NTT DATA Services•Jersey City, NJ

2d•$139,872 - $209,808•Onsite

About The Position

Design, build, deploy, and optimize enterprise-grade AI systems powered by foundation models, LLMs, retrieval-augmented generation, and agentic AI workflows. The role converts AI concepts into secure, scalable, observable, and supportable production systems suitable for a regulated financial-services environment. Primary ownership includes Production LLM applications, RAG pipelines, AI services, and model-serving integrations, as well as the end-to-end LLMOps/MLOps lifecycle from experimentation to deployment, monitoring, evaluation, rollback, and continuous improvement.

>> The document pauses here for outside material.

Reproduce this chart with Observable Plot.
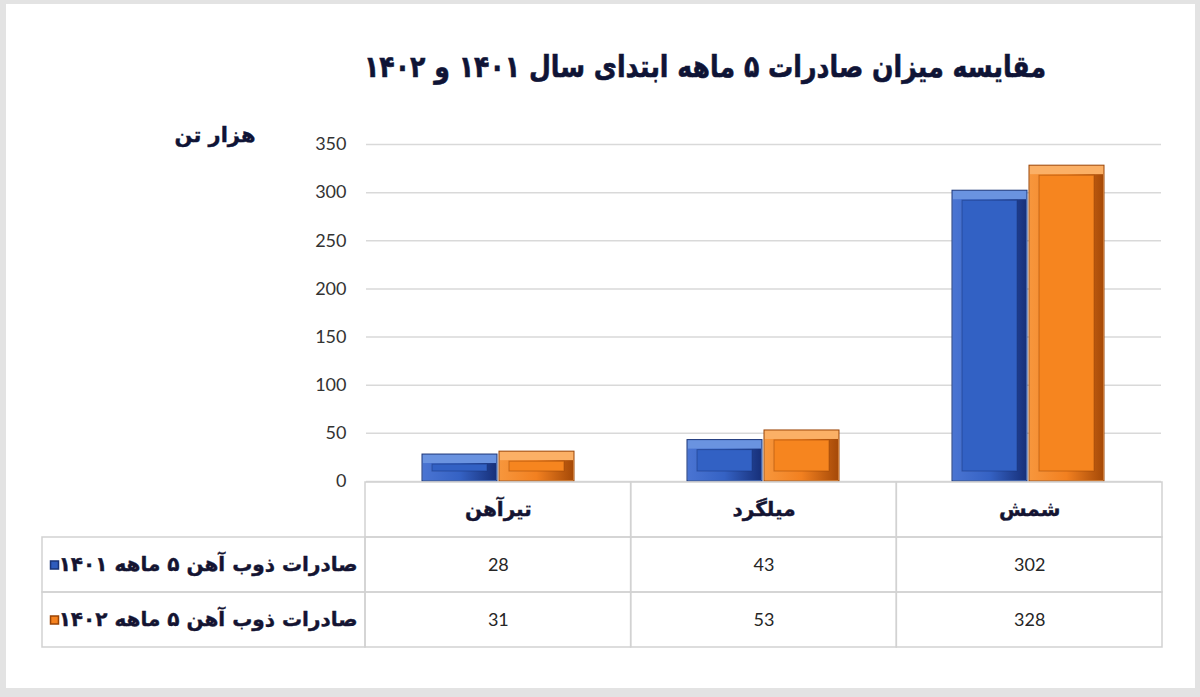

This also covers model adaptation, inference optimization, APIs, observability, and operational readiness for GenAI solutions.

Requirements

7+ years in AI/ML engineering, platform engineering, software engineering, or applied machine learning.
Hands-on experience with LLMs, transformers, embeddings, RAG, semantic search, and GenAI application patterns.
Strong Python engineering skills with PyTorch, TensorFlow, Hugging Face, LangChain, LlamaIndex, Semantic Kernel, or equivalent frameworks.
Experience deploying production AI services using APIs, containers, Kubernetes, CI/CD, cloud-native services, and monitoring platforms.
Practical knowledge of model evaluation, fine-tuning, inference optimization, and secure data handling.

Nice To Haves

Banking, risk, compliance, financial crime, operations, or enterprise technology background.
Experience with Azure OpenAI, AWS Bedrock, Vertex AI, Databricks, vLLM, Triton, MLflow, Kubeflow, or model gateways.
Exposure to model risk, AI governance, audit controls, AI cost governance, and private or open-source LLM deployments.

Responsibilities

Design and implement LLM-powered applications such as knowledge assistants, document intelligence solutions, workflow agents, summarization tools, and decision-support systems.
Build RAG pipelines using embeddings, chunking strategies, vector databases, semantic retrieval, reranking, response grounding, and citation patterns.
Adapt and optimize models using LoRA, PEFT, instruction tuning, distillation, transfer learning, quantization, and domain adaptation techniques.
Develop scalable APIs, microservices, model-serving components, and integration patterns across cloud, hybrid, or containerized environments.
Optimize inference workloads for latency, throughput, token efficiency, cost, reliability, and user experience.
Implement model and application observability, including prompt logs, retrieval quality, hallucination indicators, drift signals, feedback loops, cost telemetry, and service health.
Embed security, privacy, Responsible AI, and model risk controls into AI application design and delivery.
Create production documentation, runbooks, release notes, test evidence, and audit-ready implementation records.